Mario Draghi, da Vilnius dove era riunita la Bce, prova a stemperare lo scontro fra Roma e i partner europei: all'Italia “non credo che verrà chiesto un rapido declino del debito, sappiamo tutti che è impossibile. Sarà un piano di medio termine che tuttavia dev'essere credibile, e la credibilità si misura da come questo piano è architettato, pianificato e dalle azioni che seguono”. 

Per Cantone il decreto sblocca cantieri aumenterà la corruzione

A poche ore dall’approvazione, in prima lettura, del Senato del decreto sblocca cantieri arriva la bocciatura del presidente dell'Anac Raffaele Cantone, che nel giorno della relazione annuale a Montecitorio non esita di dare una stoccata contro quello che appare di fatto un ridimensionamento del ruolo dell'Agenzia anticorruzione, a distanza di qualche anno dall'entrata in vigore del Codice Appalti. Nella sua relazione di fronte al ministro Bonafede, il presidente dell'Anac ha criticato le numerose e sostanziali modifiche dal decreto dopo l’esame del Senato, tra cui la previsione di una soglia abbastanza alta (150 mila euro) entro la quale adottare una procedura molto semplificata, che aumenterebbe “certamente il rischio di scelte arbitrarie, se non di fatti corruttivi”. A suo giudizio le norme contenute nello sblocca cantieri ridurranno significativamente le possibilità d’intervento dell’Anac, potrebbero favorire le infiltrazioni della criminalità organizzata e ridurrebbero la possibilità di intervenire sui conflitti d’interessi.

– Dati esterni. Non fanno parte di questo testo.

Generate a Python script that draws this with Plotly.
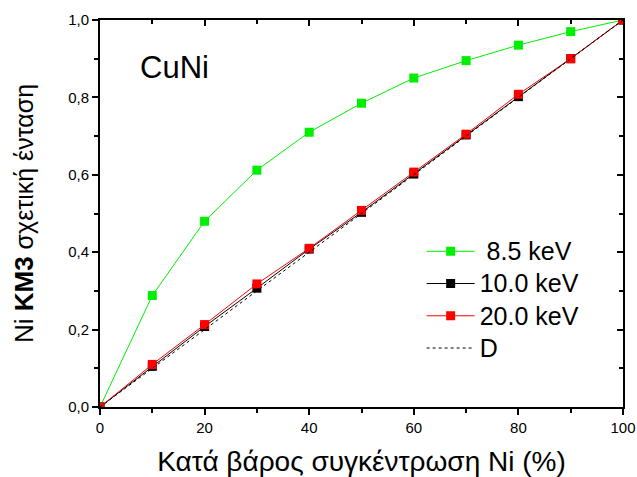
import plotly.graph_objects as go

# Ni concentration (wt %)
conc = [0, 10, 20, 30, 40, 50, 60, 70, 80, 90, 100]

# Relative Ni KM3 intensity at each excitation energy
i_85 = [0.0, 0.288, 0.48, 0.612, 0.71, 0.785, 0.85, 0.895, 0.935, 0.97, 1.0]
i_100 = [0.0, 0.105, 0.208, 0.307, 0.408, 0.503, 0.602, 0.703, 0.802, 0.9, 1.0]
i_200 = [0.0, 0.11, 0.213, 0.318, 0.41, 0.508, 0.607, 0.705, 0.808, 0.9, 1.0]
diag_x = [0, 100]
diag_y = [0.0, 1.0]

x_major = [0, 20, 40, 60, 80, 100]
x_minor = [10, 30, 50, 70, 90]
y_major = [0, 0.2, 0.4, 0.6, 0.8, 1.0]
y_minor = [0.1, 0.3, 0.5, 0.7, 0.9]

FONT = "Liberation Sans, Arial, sans-serif"


def legend_label(text):
    return f"<span style='font-size:25px'>{text}</span>"


fig = go.Figure()
series = [
    (" 8.5 keV", i_85, "#00ee00"),
    ("10.0 keV", i_100, "#000000"),
    ("20.0 keV", i_200, "#ff0000"),
]
for name, vals, col in series:
    fig.add_trace(go.Scatter(
        x=conc, y=vals, name=legend_label(name), mode="lines+markers",
        line=dict(color=col, width=1),
        marker=dict(symbol="square", size=9, color=col),
    ))
fig.add_trace(go.Scatter(
    x=diag_x, y=diag_y, name=legend_label("D"), mode="lines",
    line=dict(color="black", width=1, dash="3px,3px"),
))

axis_common = dict(
    showline=True, linecolor="black", linewidth=2,
    showgrid=False, zeroline=False, automargin=False,
    ticklen=6, tickwidth=1.5, tickcolor="black",
)
minor_out = dict(ticks="outside", ticklen=4, tickcolor="black", tickwidth=1.5)
minor_in = dict(ticks="inside", ticklen=4, tickcolor="black", tickwidth=1.5)

fig.update_layout(
    width=637, height=477,
    margin=dict(l=100, r=14, t=20, b=70),
    paper_bgcolor="white", plot_bgcolor="white",
    separators=",.",
    font=dict(family=FONT, color="black"),
    showlegend=True,
    legend=dict(
        x=0.615, y=0.457, xanchor="left", yanchor="top",
        font=dict(size=22.5, family=FONT),
        bgcolor="rgba(0,0,0,0)", tracegroupgap=0,
        itemwidth=48,
    ),
    xaxis=dict(
        range=[0, 100], tickvals=x_major, ticks="outside",
        tickfont=dict(size=15, family=FONT), ticklabeloverflow="allow",
        minor=dict(tickvals=x_minor, **minor_out),
        title=dict(text="Κατά βάρος συγκέντρωση Ni (%)",
                   font=dict(size=28, family=FONT), standoff=17),
        **axis_common,
    ),
    yaxis=dict(
        range=[0, 1.0], tickvals=y_major, tickformat=".1f", ticks="outside",
        tickfont=dict(size=15, family=FONT),
        minor=dict(tickvals=y_minor, **minor_out),
        title=dict(text="<span style='font-size:26px'>Ni <b>KM3</b></span> σχετική ένταση",
                   font=dict(size=25, family=FONT), standoff=27),
        **axis_common,
    ),
    xaxis2=dict(
        overlaying="x", side="top", range=[0, 100],
        tickvals=x_major, ticks="inside", showticklabels=False,
        minor=dict(tickvals=x_minor, **minor_in),
        **axis_common,
    ),
    yaxis2=dict(
        overlaying="y", side="right", range=[0, 1.0],
        tickvals=y_major, ticks="inside", showticklabels=False,
        minor=dict(tickvals=y_minor, **minor_in),
        **axis_common,
    ),
    annotations=[dict(
        x=0.073, y=0.876, xref="paper", yref="paper", xanchor="left", yanchor="middle",
        text="CuNi", showarrow=False, font=dict(size=31, family=FONT),
    )],
)

# invisible trace to activate the mirrored top/right axes
fig.add_trace(go.Scatter(x=[None], y=[None], xaxis="x2", yaxis="y2",
                         showlegend=False, hoverinfo="skip"))

fig.write_html("out.html")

Sulla questione è intervenuto il ministro della Giustizia Alfonso Bonafede: “Saremo i primi a scrivere la legge sul conflitto di interessi”, spiega il Guardasigilli. A dirsi soddisfatto per l'approvazione del decreto è anche il ministro delle Infrastrutture Danilo Toninelli, il quale precisa che “per il Governo l'approvazione al Senato è un giro di boa passato con successo”. Il ministro dell'Interno Matteo Salvini respinge invece l'analisi di Cantone: “Siamo orgogliosi di offrire agli imprenditori e agli amministratori locali regole più semplici, efficaci e trasparenti. Restano incomprensibili le critiche di chi vorrebbe burocrazie e procedure più complicate perché lì più facilmente trovano spazio corruzione e illegalità”. Ma il leader del Pd Nicola Zingaretti incalza: “Quello approvato al Senato non è uno sblocca cantieri ma un blocca Italia, un provvedimento di corto respiro, pasticciato e confuso per trovare una sintesi tra gli interessi di Lega e M5S”.